My final stop was at the Cammel Lairds shipyard in Birkenhead, Merseyside – an area not particularly known for its rampant support of the Conservative Party. As a boy growing up in Liverpool during the 1980s, I used to look at these iconic dry docks and sheds of from the other side of the river. Now, over 30 years on, Cammell Laird has 2000 people on site building ships such as the £200 million research ship, the RRS Sir David Attenborough, more commonly known as ‘Boaty McBoatface’. In the meeting room, I was faced by 40 of the yards finest workers. The first question was about Margaret Thatcher and the 1980s – so this was going to be tough!

But every other question from the shipbuilders was about the future of the yard; their passion for their trade, pride and ambition for their ships abounded. They had heard of the Northern Powerhouse and they are part of it. Ships built in the North are taking on the world and winning, but for the North to succeed we need to get behind them. I am proud as a Conservative to have pulled on my Cammel Laird uniform, and seen the craft of British shipbuilders, and for me they are the ultimate test. For them, it’s not about politics – it’s about place. If we back them, they will back us.

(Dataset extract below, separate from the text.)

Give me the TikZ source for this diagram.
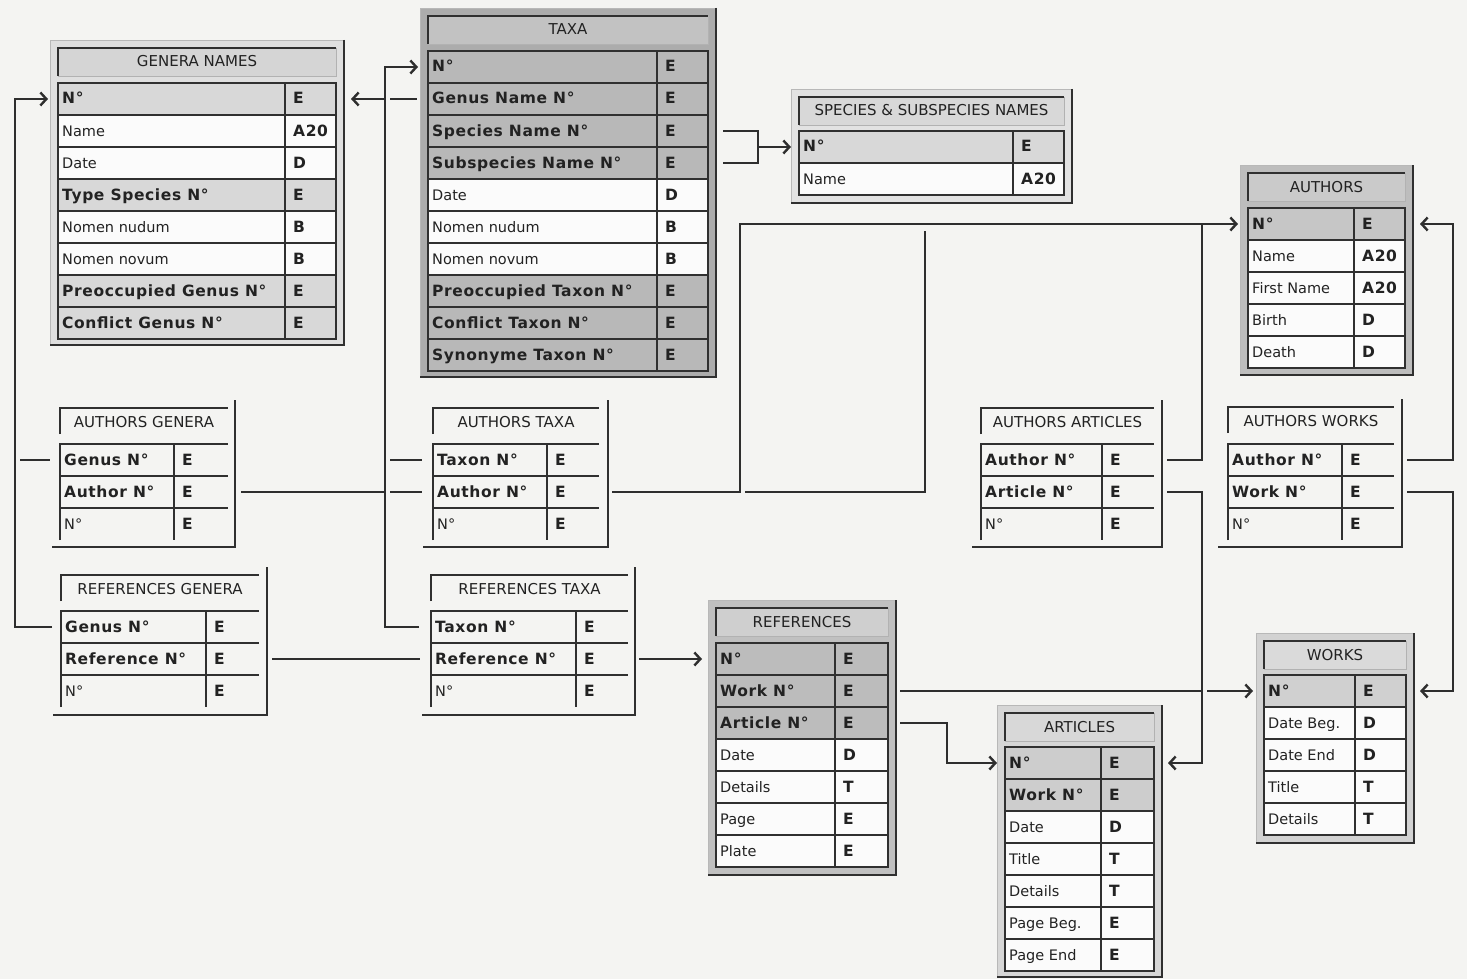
\documentclass[tikz,border=0pt]{standalone}
\usepackage{fontspec}
\setmainfont{DejaVu Sans}
\newfontfamily\chic{DejaVu Sans}[LetterSpace=4]
\usetikzlibrary{arrows.meta,calc}
\definecolor{bg}{HTML}{F4F4F2}
\definecolor{gridc}{HTML}{303030}
\definecolor{connc}{HTML}{2E2E2E}
\definecolor{txt}{HTML}{222222}
\definecolor{wrow}{HTML}{FBFBFB}
\definecolor{gnf}{HTML}{DFDFDF}\definecolor{gnb}{HTML}{D5D5D5}\definecolor{gnk}{HTML}{D8D8D8}
\definecolor{txf}{HTML}{ACACAC}\definecolor{txb}{HTML}{C2C2C2}\definecolor{txk}{HTML}{B8B8B8}
\definecolor{spf}{HTML}{E2E2E2}\definecolor{spb}{HTML}{D8D8D8}\definecolor{spk}{HTML}{D8D8D8}
\definecolor{auf}{HTML}{BDBDBD}\definecolor{aub}{HTML}{CACACA}\definecolor{auk}{HTML}{C6C6C6}
\definecolor{rff}{HTML}{C0C0C0}\definecolor{rfb}{HTML}{CFCFCF}\definecolor{rfk}{HTML}{BCBCBC}
\definecolor{arf}{HTML}{D6D6D6}\definecolor{arb}{HTML}{D8D8D8}\definecolor{ark}{HTML}{CDCDCD}
\definecolor{wkf}{HTML}{D2D2D2}\definecolor{wkb}{HTML}{DADADA}\definecolor{wkk}{HTML}{D0D0D0}
\newcommand\frg{\fontsize{14.5}{16}\selectfont}
\newcommand\ftl{\fontsize{15}{17}\selectfont}
\newcommand\fbd{\chic\bfseries\fontsize{15.5}{18}\selectfont}
\tikzset{
  grid/.style={draw=gridc, line width=1.3pt},
  framedark/.style={draw=gridc, line width=1.8pt},
  rowbox/.style={rectangle, draw=gridc, line width=1.2pt, minimum height=32pt, inner sep=0pt, outer sep=0pt},
  lrow/.style={rectangle, minimum height=32pt, inner sep=0pt, outer sep=0pt},
  lbl/.style={anchor=base west, inner sep=0pt, text=txt},
  typ/.style={anchor=base west, inner sep=0pt, text=txt, font=\fbd},
  ttl/.style={inner sep=0pt, text=txt, font=\ftl},
  mframe/.style={rectangle, draw=black!28, line width=0.8pt, inner sep=0pt, outer sep=0pt},
  tbar/.style={rectangle, draw=black!30, line width=0.8pt, inner sep=0pt, outer sep=0pt},
  conn/.style={draw=connc, line width=2.4pt},
  tip/.style={-{Straight Barb[length=6pt,width=13pt]}},
}
% main table frame: name, x0, y0, x1, y1, frame fill, bar fill, title
\newcommand\MTable[8]{%
  \node[mframe, fill=#6, minimum width={(#4-#2)*1pt}, minimum height={(#5-#3)*1pt}, anchor=north west] (#1) at (#2,#3) {};
  \draw[framedark] (#1.north east) -- (#1.south east) -- (#1.south west);
  \node[tbar, fill=#7, minimum width={(#4-#2-16)*1pt}, minimum height=28pt, anchor=north west] (#1-bar) at (#2+8,#3+8) {};
  \draw[grid] (#1-bar.south west) -- (#1-bar.north west) -- (#1-bar.north east);
  \node[ttl, anchor=base] (#1-title) at ($(#1-bar.center)+(0,5)$) {#8};
}
% main table row: name, left, top, divider, right, fill, font, label, type
\newcommand\KRow[9]{%
  \node[rowbox, fill=#6, minimum width={(#5-#2)*1pt}, anchor=north west] (#1) at (#2,#3) {};
  \draw[grid] (#4,#3) -- (#4,#3+32);
  \node[lbl, font=#7] (#1-l) at ($(#1.west)+(4,5)$) {#8};
  \node[typ] (#1-t) at (#4+8,#3+21) {#9};
}
% link table title and frame: name, xl, ytop, xr, xframe, ybottom, xbottomleft, title
\newcommand\LTitle[8]{%
  \coordinate (#1-tl) at (#2,#3);
  \draw[grid] (#2,#3+26) -- (#1-tl) -- (#4,#3);
  \node[ttl, anchor=base] (#1-title) at ({(#2+#4)/2},#3+19) {#8};
  \draw[grid] (#5,#3-8) -- (#5,#6) -- (#7,#6);
}
% link table row: name, left, top, divider, right, font, label, type
\newcommand\LRow[8]{%
  \node[lrow, minimum width={(#5-#2)*1pt}, anchor=north west] (#1) at (#2,#3) {};
  \draw[grid] (#1.south west) -- (#1.north west) -- (#1.north east);
  \draw[grid] (#4,#3) -- (#4,#3+32);
  \node[lbl, font=#6] (#1-l) at ($(#1.west)+(4,5)$) {#7};
  \node[typ] (#1-t) at (#4+8,#3+21) {#8};
}
\begin{document}
\begin{tikzpicture}[x=1pt,y=-1pt]
\fill[bg] (0,0) rectangle (1467,979);
\useasboundingbox (0,0) rectangle (1467,979);

% ---------- GENERA NAMES ----------
\MTable{gn}{50}{40}{344}{345}{gnf}{gnb}{GENERA NAMES}
\KRow{gn-no}{58}{83}{285}{336}{gnk}{\fbd}{N°}{E}
\KRow{gn-name}{58}{115}{285}{336}{wrow}{\frg}{Name}{A20}
\KRow{gn-date}{58}{147}{285}{336}{wrow}{\frg}{Date}{D}
\KRow{gn-type}{58}{179}{285}{336}{gnk}{\fbd}{Type Species N°}{E}
\KRow{gn-nud}{58}{211}{285}{336}{wrow}{\frg}{Nomen nudum}{B}
\KRow{gn-nov}{58}{243}{285}{336}{wrow}{\frg}{Nomen novum}{B}
\KRow{gn-pre}{58}{275}{285}{336}{gnk}{\fbd}{Preoccupied Genus N°}{E}
\KRow{gn-con}{58}{307}{285}{336}{gnk}{\fbd}{Conflict Genus N°}{E}

% ---------- TAXA ----------
\MTable{tx}{420}{8}{716}{377}{txf}{txb}{TAXA}
\KRow{tx-no}{428}{51}{657}{708}{txk}{\fbd}{N°}{E}
\KRow{tx-genus}{428}{83}{657}{708}{txk}{\fbd}{Genus Name N°}{E}
\KRow{tx-species}{428}{115}{657}{708}{txk}{\fbd}{Species Name N°}{E}
\KRow{tx-subsp}{428}{147}{657}{708}{txk}{\fbd}{Subspecies Name N°}{E}
\KRow{tx-date}{428}{179}{657}{708}{wrow}{\frg}{Date}{D}
\KRow{tx-nud}{428}{211}{657}{708}{wrow}{\frg}{Nomen nudum}{B}
\KRow{tx-nov}{428}{243}{657}{708}{wrow}{\frg}{Nomen novum}{B}
\KRow{tx-pre}{428}{275}{657}{708}{txk}{\fbd}{Preoccupied Taxon N°}{E}
\KRow{tx-con}{428}{307}{657}{708}{txk}{\fbd}{Conflict Taxon N°}{E}
\KRow{tx-syn}{428}{339}{657}{708}{txk}{\fbd}{Synonyme Taxon N°}{E}

% ---------- SPECIES & SUBSPECIES NAMES ----------
\MTable{sp}{791}{89}{1072}{203}{spf}{spb}{SPECIES \& SUBSPECIES NAMES}
\KRow{sp-no}{799}{131}{1013}{1064}{spk}{\fbd}{N°}{E}
\KRow{sp-name}{799}{163}{1013}{1064}{wrow}{\frg}{Name}{A20}

% ---------- AUTHORS ----------
\MTable{au}{1240}{165}{1413}{375}{auf}{aub}{AUTHORS}
\KRow{au-no}{1248}{208}{1354}{1405}{auk}{\fbd}{N°}{E}
\KRow{au-name}{1248}{240}{1354}{1405}{wrow}{\frg}{Name}{A20}
\KRow{au-first}{1248}{272}{1354}{1405}{wrow}{\frg}{First Name}{A20}
\KRow{au-birth}{1248}{304}{1354}{1405}{wrow}{\frg}{Birth}{D}
\KRow{au-death}{1248}{336}{1354}{1405}{wrow}{\frg}{Death}{D}

% ---------- REFERENCES ----------
\MTable{rf}{708}{600}{896}{875}{rff}{rfb}{REFERENCES}
\KRow{rf-no}{716}{643}{835}{888}{rfk}{\fbd}{N°}{E}
\KRow{rf-work}{716}{675}{835}{888}{rfk}{\fbd}{Work N°}{E}
\KRow{rf-article}{716}{707}{835}{888}{rfk}{\fbd}{Article N°}{E}
\KRow{rf-date}{716}{739}{835}{888}{wrow}{\frg}{Date}{D}
\KRow{rf-det}{716}{771}{835}{888}{wrow}{\frg}{Details}{T}
\KRow{rf-page}{716}{803}{835}{888}{wrow}{\frg}{Page}{E}
\KRow{rf-plate}{716}{835}{835}{888}{wrow}{\frg}{Plate}{E}

% ---------- ARTICLES ----------
\MTable{ar}{997}{705}{1162}{977}{arf}{arb}{ARTICLES}
\KRow{ar-no}{1005}{747}{1101}{1154}{ark}{\fbd}{N°}{E}
\KRow{ar-work}{1005}{779}{1101}{1154}{ark}{\fbd}{Work N°}{E}
\KRow{ar-date}{1005}{811}{1101}{1154}{wrow}{\frg}{Date}{D}
\KRow{ar-title}{1005}{843}{1101}{1154}{wrow}{\frg}{Title}{T}
\KRow{ar-det}{1005}{875}{1101}{1154}{wrow}{\frg}{Details}{T}
\KRow{ar-pb}{1005}{907}{1101}{1154}{wrow}{\frg}{Page Beg.}{E}
\KRow{ar-pe}{1005}{939}{1101}{1154}{wrow}{\frg}{Page End}{E}

% ---------- WORKS ----------
\MTable{wk}{1256}{633}{1414}{843}{wkf}{wkb}{WORKS}
\KRow{wk-no}{1264}{675}{1355}{1406}{wkk}{\fbd}{N°}{E}
\KRow{wk-db}{1264}{707}{1355}{1406}{wrow}{\frg}{Date Beg.}{D}
\KRow{wk-de}{1264}{739}{1355}{1406}{wrow}{\frg}{Date End}{D}
\KRow{wk-title}{1264}{771}{1355}{1406}{wrow}{\frg}{Title}{T}
\KRow{wk-det}{1264}{803}{1355}{1406}{wrow}{\frg}{Details}{T}

% ---------- link tables ----------
\LTitle{ag}{60}{408}{228}{235}{547}{52}{AUTHORS GENERA}
\LRow{ag-genus}{60}{444}{174}{228}{\fbd}{Genus N°}{E}
\LRow{ag-author}{60}{476}{174}{228}{\fbd}{Author N°}{E}
\LRow{ag-no}{60}{508}{174}{228}{\frg}{N°}{E}

\LTitle{at}{433}{408}{599}{608}{547}{423}{AUTHORS TAXA}
\LRow{at-taxon}{433}{444}{547}{599}{\fbd}{Taxon N°}{E}
\LRow{at-author}{433}{476}{547}{599}{\fbd}{Author N°}{E}
\LRow{at-no}{433}{508}{547}{599}{\frg}{N°}{E}

\LTitle{rg}{61}{575}{259}{267}{715}{53}{REFERENCES GENERA}
\LRow{rg-genus}{61}{611}{206}{259}{\fbd}{Genus N°}{E}
\LRow{rg-ref}{61}{643}{206}{259}{\fbd}{Reference N°}{E}
\LRow{rg-no}{61}{675}{206}{259}{\frg}{N°}{E}

\LTitle{rt}{431}{575}{628}{635}{715}{422}{REFERENCES TAXA}
\LRow{rt-taxon}{431}{611}{576}{628}{\fbd}{Taxon N°}{E}
\LRow{rt-ref}{431}{643}{576}{628}{\fbd}{Reference N°}{E}
\LRow{rt-no}{431}{675}{576}{628}{\frg}{N°}{E}

\LTitle{aa}{981}{408}{1154}{1162}{547}{972}{AUTHORS ARTICLES}
\LRow{aa-author}{981}{444}{1102}{1154}{\fbd}{Author N°}{E}
\LRow{aa-article}{981}{476}{1102}{1154}{\fbd}{Article N°}{E}
\LRow{aa-no}{981}{508}{1102}{1154}{\frg}{N°}{E}

\LTitle{aw}{1228}{407}{1394}{1402}{547}{1218}{AUTHORS WORKS}
\LRow{aw-author}{1228}{444}{1342}{1394}{\fbd}{Author N°}{E}
\LRow{aw-work}{1228}{476}{1342}{1394}{\fbd}{Work N°}{E}
\LRow{aw-no}{1228}{508}{1342}{1394}{\frg}{N°}{E}

% ---------- bus coordinates ----------
\coordinate (lbus) at (15,0);
\coordinate (mbus) at (385,0);
\coordinate (abus) at (740,0);
\coordinate (dtop) at (925,231);
\coordinate (rbus) at (1202,0);
\coordinate (fbus) at (1453,0);
\coordinate (kbus) at (947,0);
\coordinate (sbus) at (758,0);

% ---------- connectors ----------
\draw[conn,tip] ([xshift=-9pt]rg-genus.west) -- (rg-genus -| lbus) -- (gn-no -| lbus) -- ([xshift=-10pt]gn-no.west);
\draw[conn] ($(ag-genus -| lbus)+(5,0)$) -- ([xshift=-10pt]ag-genus.west);

\draw[conn,tip] ([xshift=-12pt]rt-taxon.west) -- (rt-taxon -| mbus) -- (tx-no -| mbus) -- ([xshift=-10pt]tx-no.west);
\draw[conn,tip] (tx-genus -| mbus) -- ([xshift=15pt]gn-no.east);
\draw[conn] ($(tx-genus -| mbus)+(5,0)$) -- ([xshift=-11pt]tx-genus.west);
\draw[conn] ($(at-taxon -| mbus)+(5,0)$) -- ([xshift=-11pt]at-taxon.west);

\draw[conn] ([xshift=13pt]ag-author.east) -- (ag-author -| mbus);
\draw[conn] ($(at-author -| mbus)+(5,0)$) -- ([xshift=-11pt]at-author.west);

\draw[conn,tip] ([xshift=13pt]at-author.east) -- (at-author -| abus) -- (au-no -| abus) -- ([xshift=-10pt]au-no.west);
\draw[conn] ($(at-author -| abus)+(5,0)$) -- (at-author -| dtop) -- (dtop);

\draw[conn] ([xshift=13pt]aa-author.east) -- (aa-author -| rbus) -- (au-no -| rbus);
\draw[conn,tip] ([xshift=13pt]aa-article.east) -- (aa-article -| rbus) -- (ar-no -| rbus) -- ([xshift=14pt]ar-no.east);

\draw[conn,tip] ([xshift=13pt]aw-author.east) -- (aw-author -| fbus) -- (au-no -| fbus) -- ([xshift=15pt]au-no.east);
\draw[conn,tip] ([xshift=13pt]aw-work.east) -- (aw-work -| fbus) -- (wk-no -| fbus) -- ([xshift=14pt]wk-no.east);

\draw[conn] ([xshift=13pt]rg-ref.east) -- ([xshift=-11pt]rt-ref.west);
\draw[conn,tip] ([xshift=11pt]rt-ref.east) -- ([xshift=-14pt]rf-no.west);

\draw[conn] ([xshift=12pt]rf-work.east) -- (rf-work -| rbus);
\draw[conn,tip] ($(rf-work -| rbus)+(5,0)$) -- ([xshift=-11pt]wk-no.west);
\draw[conn,tip] ([xshift=12pt]rf-article.east) -- (rf-article -| kbus) -- (ar-no -| kbus) -- ([xshift=-8pt]ar-no.west);

\draw[conn] ([xshift=15pt]tx-species.east) -- (tx-species -| sbus) -- (tx-subsp -| sbus) -- ([xshift=15pt]tx-subsp.east);
\draw[conn,tip] (sp-no -| sbus) -- ([xshift=-8pt]sp-no.west);
\end{tikzpicture}
\end{document}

So at the end of my 739 mile tour I have learnt this: the Northern Powerhouse is an idea that can capture the imagination of the people of the North. We now have a once in a generation opportunity to capture the political initiative as a Party.

We need to seize this chance to make the North as powerful and as prosperous as possible. We’ve already made a good start, but we need to push on. Nothing I do as Minister for the Northern Powerhouse is about pulling London or the South down; rather, it’s about lifting up the North, so that we all succeed. But more money and more powers need to be taken away from Westminster and given directly to the North for us to improve our transport, increase our skills, create better-paid jobs and more secure employment.

The old politics is breaking down. When in hushed tones, dockers and steel workers tell you they are backing the Conservatives because we back them, it tells me – let’s do more.